- Task -
Search the data for the string "chart" and gather each line it is in.

- Dataset excerpt -
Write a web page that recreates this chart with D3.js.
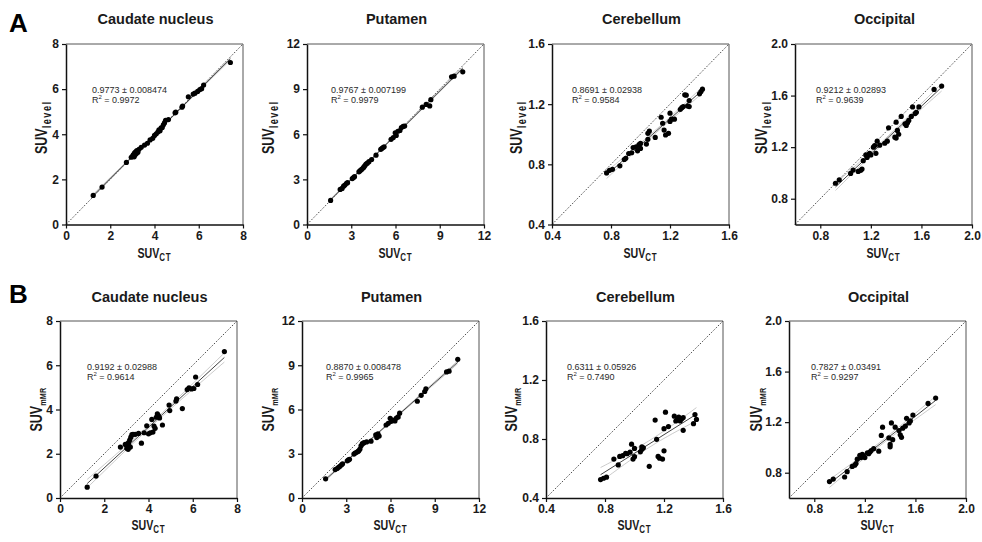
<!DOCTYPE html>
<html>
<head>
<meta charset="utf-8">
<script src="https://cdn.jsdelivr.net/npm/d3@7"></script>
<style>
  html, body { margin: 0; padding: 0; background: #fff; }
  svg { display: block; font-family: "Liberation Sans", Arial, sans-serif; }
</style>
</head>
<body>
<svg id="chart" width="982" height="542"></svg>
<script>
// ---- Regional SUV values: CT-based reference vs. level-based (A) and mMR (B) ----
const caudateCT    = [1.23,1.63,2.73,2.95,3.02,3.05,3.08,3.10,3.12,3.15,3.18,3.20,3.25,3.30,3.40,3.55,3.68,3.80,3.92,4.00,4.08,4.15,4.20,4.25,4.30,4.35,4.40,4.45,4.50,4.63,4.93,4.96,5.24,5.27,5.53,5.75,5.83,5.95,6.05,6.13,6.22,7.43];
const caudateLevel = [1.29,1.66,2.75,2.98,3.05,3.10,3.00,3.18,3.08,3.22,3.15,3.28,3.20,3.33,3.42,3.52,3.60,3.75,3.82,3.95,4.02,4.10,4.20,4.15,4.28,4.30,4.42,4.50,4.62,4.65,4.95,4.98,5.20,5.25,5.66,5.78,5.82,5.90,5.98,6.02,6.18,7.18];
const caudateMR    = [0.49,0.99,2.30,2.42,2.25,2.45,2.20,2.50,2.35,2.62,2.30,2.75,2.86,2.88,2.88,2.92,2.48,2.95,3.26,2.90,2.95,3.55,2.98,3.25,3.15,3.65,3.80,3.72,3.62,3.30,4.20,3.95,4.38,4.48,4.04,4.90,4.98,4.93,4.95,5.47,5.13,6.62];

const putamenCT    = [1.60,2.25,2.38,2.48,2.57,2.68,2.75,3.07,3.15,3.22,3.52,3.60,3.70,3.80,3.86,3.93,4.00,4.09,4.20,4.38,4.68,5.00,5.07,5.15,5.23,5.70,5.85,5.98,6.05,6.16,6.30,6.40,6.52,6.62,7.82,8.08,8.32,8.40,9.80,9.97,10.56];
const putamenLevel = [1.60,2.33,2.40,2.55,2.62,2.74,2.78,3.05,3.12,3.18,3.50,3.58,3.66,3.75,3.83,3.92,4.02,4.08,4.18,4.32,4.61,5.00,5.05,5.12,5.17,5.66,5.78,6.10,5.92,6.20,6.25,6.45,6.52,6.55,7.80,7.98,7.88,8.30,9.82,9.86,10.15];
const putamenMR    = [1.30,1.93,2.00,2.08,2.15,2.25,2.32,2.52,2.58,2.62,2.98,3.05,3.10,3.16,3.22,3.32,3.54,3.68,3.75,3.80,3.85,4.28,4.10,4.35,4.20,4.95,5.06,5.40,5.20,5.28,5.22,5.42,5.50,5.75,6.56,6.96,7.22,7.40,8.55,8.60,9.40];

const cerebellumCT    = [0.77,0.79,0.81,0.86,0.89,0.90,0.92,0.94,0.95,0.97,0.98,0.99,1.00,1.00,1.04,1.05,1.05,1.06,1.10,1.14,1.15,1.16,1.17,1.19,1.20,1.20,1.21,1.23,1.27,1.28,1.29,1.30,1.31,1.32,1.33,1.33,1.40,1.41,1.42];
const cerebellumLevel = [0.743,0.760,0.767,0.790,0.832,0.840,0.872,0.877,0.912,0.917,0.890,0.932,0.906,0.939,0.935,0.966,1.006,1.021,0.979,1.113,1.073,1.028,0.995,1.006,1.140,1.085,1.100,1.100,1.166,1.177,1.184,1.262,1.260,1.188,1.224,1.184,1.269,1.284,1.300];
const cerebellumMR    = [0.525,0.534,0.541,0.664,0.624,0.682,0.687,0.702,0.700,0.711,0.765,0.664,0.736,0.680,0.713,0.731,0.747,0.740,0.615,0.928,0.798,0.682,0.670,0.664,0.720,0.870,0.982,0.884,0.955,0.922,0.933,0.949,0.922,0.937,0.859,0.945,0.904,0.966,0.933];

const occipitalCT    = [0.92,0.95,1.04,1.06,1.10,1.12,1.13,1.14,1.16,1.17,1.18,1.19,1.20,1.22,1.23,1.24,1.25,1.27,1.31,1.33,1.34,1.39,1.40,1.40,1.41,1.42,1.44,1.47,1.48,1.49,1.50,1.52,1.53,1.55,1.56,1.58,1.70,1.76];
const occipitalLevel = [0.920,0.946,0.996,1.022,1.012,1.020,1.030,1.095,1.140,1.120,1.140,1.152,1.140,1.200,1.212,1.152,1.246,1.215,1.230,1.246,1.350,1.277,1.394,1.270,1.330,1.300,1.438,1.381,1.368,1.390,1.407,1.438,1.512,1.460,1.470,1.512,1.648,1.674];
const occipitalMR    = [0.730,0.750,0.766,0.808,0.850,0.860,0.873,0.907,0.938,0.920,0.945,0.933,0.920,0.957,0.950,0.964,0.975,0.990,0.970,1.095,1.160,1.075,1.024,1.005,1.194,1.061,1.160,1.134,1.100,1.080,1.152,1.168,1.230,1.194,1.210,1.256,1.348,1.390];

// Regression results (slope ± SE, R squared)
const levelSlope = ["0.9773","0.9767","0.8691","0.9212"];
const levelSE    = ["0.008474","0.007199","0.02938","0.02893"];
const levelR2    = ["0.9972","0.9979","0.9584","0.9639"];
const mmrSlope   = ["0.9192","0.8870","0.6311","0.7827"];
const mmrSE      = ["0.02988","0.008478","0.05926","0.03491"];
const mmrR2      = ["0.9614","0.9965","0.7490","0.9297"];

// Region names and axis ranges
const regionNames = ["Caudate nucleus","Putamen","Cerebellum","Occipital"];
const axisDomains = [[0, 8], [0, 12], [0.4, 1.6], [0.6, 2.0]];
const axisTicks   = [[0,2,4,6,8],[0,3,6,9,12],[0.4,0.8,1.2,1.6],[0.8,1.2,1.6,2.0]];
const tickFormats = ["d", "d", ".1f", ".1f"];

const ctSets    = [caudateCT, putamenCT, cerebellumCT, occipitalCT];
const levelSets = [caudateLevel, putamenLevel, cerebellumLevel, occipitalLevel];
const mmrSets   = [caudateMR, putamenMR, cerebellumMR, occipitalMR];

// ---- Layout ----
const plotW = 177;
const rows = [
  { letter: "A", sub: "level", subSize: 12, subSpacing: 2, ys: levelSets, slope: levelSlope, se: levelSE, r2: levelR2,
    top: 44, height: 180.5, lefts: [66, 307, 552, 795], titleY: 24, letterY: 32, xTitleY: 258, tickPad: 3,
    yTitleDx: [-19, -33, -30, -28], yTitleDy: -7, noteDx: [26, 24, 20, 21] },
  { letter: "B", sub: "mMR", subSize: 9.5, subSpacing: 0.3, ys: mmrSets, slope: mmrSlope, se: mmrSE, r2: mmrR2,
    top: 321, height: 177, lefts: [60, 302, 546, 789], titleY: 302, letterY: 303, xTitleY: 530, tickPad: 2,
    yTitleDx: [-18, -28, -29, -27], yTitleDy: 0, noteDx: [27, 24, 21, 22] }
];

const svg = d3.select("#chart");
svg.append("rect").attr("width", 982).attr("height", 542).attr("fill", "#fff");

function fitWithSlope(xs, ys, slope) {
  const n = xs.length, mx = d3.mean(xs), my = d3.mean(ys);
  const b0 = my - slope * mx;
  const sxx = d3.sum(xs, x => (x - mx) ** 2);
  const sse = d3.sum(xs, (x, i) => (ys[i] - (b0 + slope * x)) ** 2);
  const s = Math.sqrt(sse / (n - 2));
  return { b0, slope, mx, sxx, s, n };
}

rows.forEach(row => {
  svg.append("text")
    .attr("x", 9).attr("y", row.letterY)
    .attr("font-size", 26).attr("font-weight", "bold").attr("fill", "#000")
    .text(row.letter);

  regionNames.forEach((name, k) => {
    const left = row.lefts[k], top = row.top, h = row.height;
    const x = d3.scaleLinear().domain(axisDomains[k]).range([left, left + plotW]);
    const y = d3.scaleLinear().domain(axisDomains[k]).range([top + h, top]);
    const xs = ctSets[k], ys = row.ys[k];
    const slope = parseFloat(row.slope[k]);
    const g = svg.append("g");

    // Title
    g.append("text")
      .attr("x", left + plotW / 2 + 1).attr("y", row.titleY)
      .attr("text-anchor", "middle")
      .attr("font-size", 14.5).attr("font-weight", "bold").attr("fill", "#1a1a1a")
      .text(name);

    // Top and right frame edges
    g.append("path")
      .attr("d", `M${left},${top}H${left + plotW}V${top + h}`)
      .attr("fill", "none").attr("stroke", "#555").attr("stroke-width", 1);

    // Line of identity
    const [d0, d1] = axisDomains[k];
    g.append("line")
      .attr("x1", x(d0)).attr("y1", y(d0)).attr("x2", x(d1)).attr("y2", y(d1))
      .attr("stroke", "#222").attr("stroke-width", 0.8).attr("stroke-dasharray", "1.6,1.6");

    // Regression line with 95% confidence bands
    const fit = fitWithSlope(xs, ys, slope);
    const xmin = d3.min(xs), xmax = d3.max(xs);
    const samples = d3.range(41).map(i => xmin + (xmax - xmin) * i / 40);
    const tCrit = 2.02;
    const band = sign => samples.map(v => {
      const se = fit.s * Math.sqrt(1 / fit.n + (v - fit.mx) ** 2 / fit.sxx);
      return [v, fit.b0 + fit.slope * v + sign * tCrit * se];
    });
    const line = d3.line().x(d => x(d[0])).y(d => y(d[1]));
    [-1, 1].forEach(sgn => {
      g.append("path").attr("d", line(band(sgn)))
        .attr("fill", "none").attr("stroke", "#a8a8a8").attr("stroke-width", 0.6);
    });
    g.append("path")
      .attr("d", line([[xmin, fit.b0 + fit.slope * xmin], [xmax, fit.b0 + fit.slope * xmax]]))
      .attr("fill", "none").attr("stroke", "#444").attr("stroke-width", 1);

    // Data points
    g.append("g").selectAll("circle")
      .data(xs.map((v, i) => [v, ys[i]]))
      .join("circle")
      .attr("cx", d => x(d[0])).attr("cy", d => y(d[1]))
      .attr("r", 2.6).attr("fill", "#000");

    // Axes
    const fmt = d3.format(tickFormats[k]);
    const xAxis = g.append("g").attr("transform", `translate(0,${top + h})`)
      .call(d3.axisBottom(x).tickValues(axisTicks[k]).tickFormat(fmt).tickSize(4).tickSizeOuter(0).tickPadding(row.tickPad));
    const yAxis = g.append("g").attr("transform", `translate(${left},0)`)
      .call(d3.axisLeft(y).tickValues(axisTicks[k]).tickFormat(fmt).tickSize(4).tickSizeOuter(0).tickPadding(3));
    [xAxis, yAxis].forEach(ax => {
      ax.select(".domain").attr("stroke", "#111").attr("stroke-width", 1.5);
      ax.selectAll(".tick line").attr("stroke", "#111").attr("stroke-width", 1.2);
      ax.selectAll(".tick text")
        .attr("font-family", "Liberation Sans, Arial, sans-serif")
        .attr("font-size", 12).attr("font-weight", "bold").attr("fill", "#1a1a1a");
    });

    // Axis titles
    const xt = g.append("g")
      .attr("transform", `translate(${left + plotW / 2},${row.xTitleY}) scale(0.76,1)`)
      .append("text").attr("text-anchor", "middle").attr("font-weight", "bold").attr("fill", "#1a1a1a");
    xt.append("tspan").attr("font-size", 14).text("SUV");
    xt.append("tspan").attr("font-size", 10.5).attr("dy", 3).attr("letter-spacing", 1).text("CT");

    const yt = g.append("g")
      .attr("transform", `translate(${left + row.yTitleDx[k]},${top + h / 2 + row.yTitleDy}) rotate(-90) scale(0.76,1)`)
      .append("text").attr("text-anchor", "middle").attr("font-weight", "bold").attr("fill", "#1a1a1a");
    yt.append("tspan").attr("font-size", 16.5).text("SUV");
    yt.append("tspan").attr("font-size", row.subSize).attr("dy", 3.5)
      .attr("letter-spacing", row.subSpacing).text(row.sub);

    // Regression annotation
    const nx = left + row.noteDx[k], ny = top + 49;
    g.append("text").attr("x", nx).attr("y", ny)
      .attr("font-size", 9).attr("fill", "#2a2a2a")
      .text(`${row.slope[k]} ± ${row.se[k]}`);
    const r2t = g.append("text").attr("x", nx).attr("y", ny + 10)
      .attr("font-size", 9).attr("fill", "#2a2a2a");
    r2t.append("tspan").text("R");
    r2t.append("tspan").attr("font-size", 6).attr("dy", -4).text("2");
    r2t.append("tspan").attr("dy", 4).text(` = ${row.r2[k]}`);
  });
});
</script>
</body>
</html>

- The reply -
Write a web page that recreates this chart with D3.js.
<svg id="chart" width="982" height="542"></svg>
const svg = d3.select("#chart");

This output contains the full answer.